■ Your instructions:
Data follows below. Repeat exactly the lines between the line holding "Emit a Python" and the line holding "from matplotlib.ticker import", inclusive, and nothing more; drop pictures.

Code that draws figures
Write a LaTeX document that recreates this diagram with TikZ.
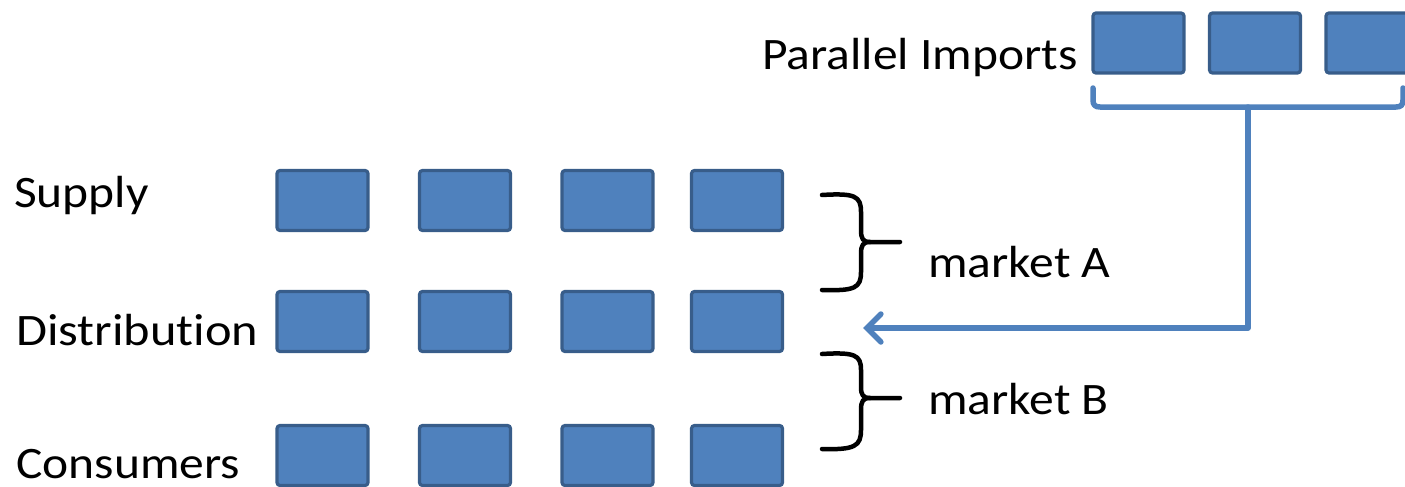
\documentclass[tikz,border=0pt]{standalone}
\usepackage{fontspec}
\setmainfont{Carlito}[Ligatures={NoCommon,NoContextual}]
\usetikzlibrary{arrows.meta}
\definecolor{boxfill}{HTML}{4F81BD}
\definecolor{boxline}{HTML}{385D8A}
\begin{document}
\begin{tikzpicture}[x=1pt,y=-1pt,
  blk/.style={draw=boxline,fill=boxfill,line width=3.2pt,rounded corners=3pt,minimum width=91pt,minimum height=60pt,inner sep=0pt},
  lbl/.style={anchor=base west,inner sep=0pt,font=\fontsize{45}{50}\selectfont},
  brc/.style={line width=4.5pt,black,line cap=round,line join=round},
  blu/.style={line width=5.5pt,color=boxfill,line cap=round,line join=round}]
\useasboundingbox (0,0) rectangle (1405,487);
% rows of boxes
\foreach \r/\y in {1/200.5,2/321.5,3/455.5}{
  \foreach \c/\x in {1/322.5,2/465,3/607.5,4/737}{
    \node[blk] (b\r\c) at (\x,\y) {};
  }
}
\foreach \c/\x in {1/1138.5,2/1255,3/1371.5}{
  \node[blk] (p\c) at (\x,43) {};
}
% labels
\node[lbl] (sup) at (14,207) {\scalebox{1.1}[1]{Supply}};
\node[lbl] (dis) at (16,345) {\scalebox{1.12}[1]{Distribut\kern0pt ion}};
\node[lbl] (con) at (16,478) {\scalebox{1.1}[1]{Consumers}};
\node[lbl] (par) at (762,70) {\scalebox{1.1}[1]{Parallel Imports}};
\node[lbl] (mA) at (928,277) {\scalebox{1.1}[1]{market A}};
\node[lbl] (mB) at (928,414) {\scalebox{1.1}[1]{market B}};
% braces
\draw[brc] (822,195) .. controls (855,193) and (861,196) .. (861,212) -- (861,230)
  .. controls (861,239) and (863,242) .. (870,242) -- (900,242);
\draw[brc] (870,242) .. controls (863,242) and (861,245) .. (861,254) -- (861,272)
  .. controls (861,288) and (855,291) .. (822,290);
\draw[brc] (822,354) .. controls (855,352) and (861,355) .. (861,370) -- (861,387)
  .. controls (861,395) and (863,398) .. (870,398) -- (900,398);
\draw[brc] (870,398) .. controls (863,398) and (861,401) .. (861,410) -- (861,430)
  .. controls (861,446) and (855,450) .. (822,449);
% bracket under parallel imports
\coordinate (brk) at (1248,107);
\coordinate (tgt) at (863,328);
\draw[blu] (1093,88) -- (1093,100) .. controls (1093,105) and (1095,107) .. (1100,107) -- (1396,107)
  .. controls (1401,107) and (1403,105) .. (1403,100) -- (1403,88);
\draw[blu,-{Straight Barb[length=14pt,width=28pt,line cap=round]}] (brk) |- (tgt);
\end{tikzpicture}
\end{document}
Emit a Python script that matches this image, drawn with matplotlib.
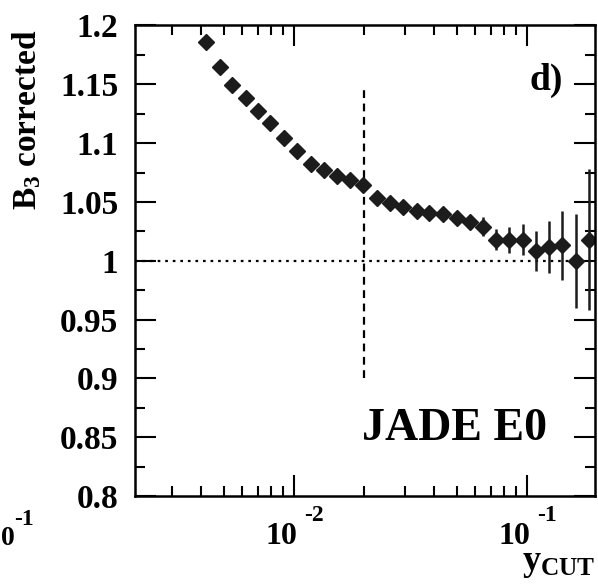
import matplotlib
matplotlib.use('Agg')
from matplotlib import pyplot as plt
from matplotlib.ticker import MultipleLocator, LogLocator, NullFormatter

# B3 corrected vs y_cut (JADE E0)
ycut = [0.0042, 0.0048, 0.0054, 0.0062, 0.0070, 0.0079, 0.0091, 0.0103,
        0.0118, 0.0134, 0.0153, 0.0174, 0.0198, 0.0227, 0.0258, 0.0293,
        0.0336, 0.0381, 0.0437, 0.0499, 0.0569, 0.0649, 0.0734, 0.0840,
        0.0958, 0.109, 0.125, 0.142, 0.162, 0.185]
b3 = [1.186, 1.165, 1.149, 1.138, 1.127, 1.117, 1.104, 1.093,
      1.082, 1.077, 1.072, 1.069, 1.064, 1.053, 1.049, 1.046,
      1.042, 1.041, 1.040, 1.036, 1.033, 1.029, 1.018, 1.018,
      1.018, 1.008, 1.012, 1.013, 1.000, 1.018]
b3_err = [0.001, 0.001, 0.001, 0.001, 0.001, 0.001, 0.001, 0.001,
          0.001, 0.001, 0.001, 0.001, 0.002, 0.002, 0.002, 0.002,
          0.002, 0.003, 0.003, 0.005, 0.005, 0.008, 0.009, 0.011,
          0.013, 0.017, 0.022, 0.029, 0.040, 0.060]

cut_line = 0.02
cut_span = [0.9, 1.145]

yticks = [0.8, 0.85, 0.9, 0.95, 1.0, 1.05, 1.1, 1.15, 1.2]
ylabels = ['0.8', '0.85', '0.9', '0.95', '1', '1.05', '1.1', '1.15', '1.2']
xticks = [0.01, 0.1]
xexps = ['-2', '-1']


def b3Plot():
    plt.rcParams['font.family'] = ['Liberation Serif', 'DejaVu Serif']
    plt.rcParams['font.weight'] = 'bold'
    plt.rcParams['axes.labelweight'] = 'bold'
    plt.rcParams['mathtext.fontset'] = 'custom'
    plt.rcParams['mathtext.rm'] = 'Liberation Serif:bold'
    plt.rcParams['mathtext.bf'] = 'Liberation Serif:bold'
    plt.rcParams['mathtext.it'] = 'Liberation Serif:bold'

    fig = plt.figure(figsize=(5.98, 5.86), dpi=100)
    ax = fig.add_axes([0.2258, 0.1536, 0.7692, 0.8029])

    ax.axhline(1.0, ls=(0, (1.2, 2.2)), lw=1.6, color='black')
    ax.vlines(cut_line, cut_span[0], cut_span[1],
              linestyles=(0, (3.5, 2.5)), lw=1.6, color='black')

    ax.errorbar(ycut, b3, yerr=b3_err, fmt='D', color='#1c1c1c',
                ms=8.5, elinewidth=1.8, capsize=0)

    ax.set_xscale('log')
    ax.set_xlim(0.00208, 0.196)
    ax.set_ylim(0.8, 1.2)

    ax.set_yticks(yticks, labels=ylabels)
    ax.yaxis.set_minor_locator(MultipleLocator(0.025))
    ax.set_xticks(xticks, labels=['', ''])
    ax.xaxis.set_minor_locator(LogLocator(base=10, subs=range(2, 10)))
    ax.xaxis.set_minor_formatter(NullFormatter())

    # old-style "10  -2" labels with a high, detached exponent
    for xt, ex in zip(xticks, xexps):
        ax.annotate('10', xy=(xt, 0), xycoords=('data', 'axes fraction'),
                    xytext=(2.5, -34.5), textcoords='offset points',
                    fontsize=23, ha='right', va='baseline')
        ax.annotate(ex, xy=(xt, 0), xycoords=('data', 'axes fraction'),
                    xytext=(7, -18), textcoords='offset points',
                    fontsize=17, ha='left', va='baseline')

    ax.tick_params(which='both', direction='in', top=True, right=True,
                   width=1.5)
    ax.tick_params(which='major', length=15)
    ax.tick_params(which='minor', length=7.5)
    ax.tick_params(axis='y', labelsize=24, pad=12)
    for sp in ax.spines.values():
        sp.set_linewidth(1.8)

    ax.set_ylabel(r'$\mathbf{B_3}$ corrected', fontsize=24, loc='top')
    ax.yaxis.set_label_coords(-0.2, 0.99)
    ax.set_xlabel(r'$\mathbf{y_{CUT}}$', fontsize=26, loc='right')
    ax.xaxis.set_label_coords(1.0, -0.108)

    ax.text(0.93, 0.863, 'd)', transform=ax.transAxes, fontsize=27,
            ha='right', va='baseline')
    ax.text(0.896, 0.119, 'JADE E0', transform=ax.transAxes, fontsize=33,
            ha='right', va='baseline')

    # bit of the neighbouring panel's axis label at the left edge
    fig.text(0.5 / 598, 1 - 545 / 586, '0', fontsize=20, ha='left',
             va='baseline')
    fig.text(14 / 598, 1 - 525 / 586, '-1', fontsize=17, ha='left',
             va='baseline')

    plt.savefig('out.png')


def main():
    b3Plot()


if __name__ == "__main__":
    main()
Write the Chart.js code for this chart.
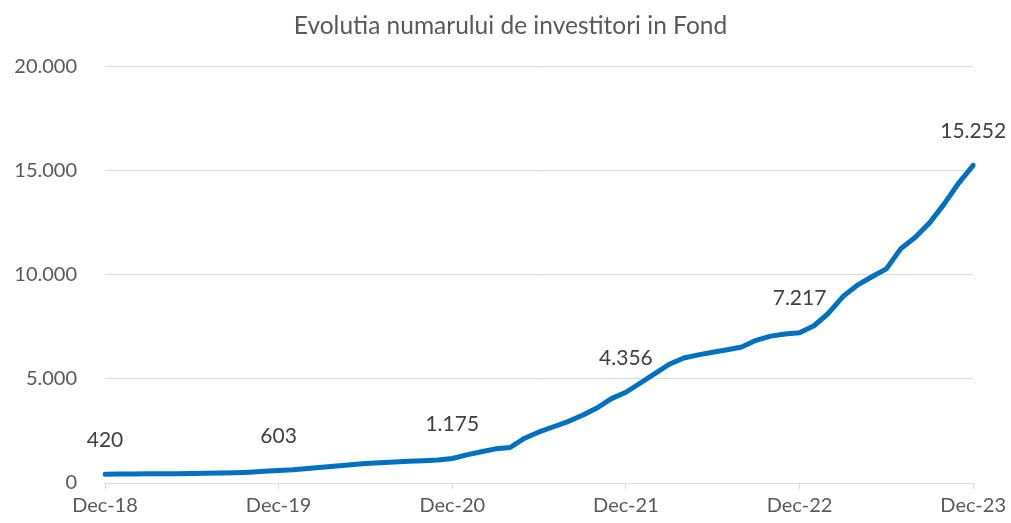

■ Right answer:
Emit a Python script that matches this image, drawn with matplotlib.
import matplotlib
matplotlib.use('Agg')
from matplotlib import pyplot as plt
from matplotlib.ticker import MultipleLocator, LogLocator, NullFormatter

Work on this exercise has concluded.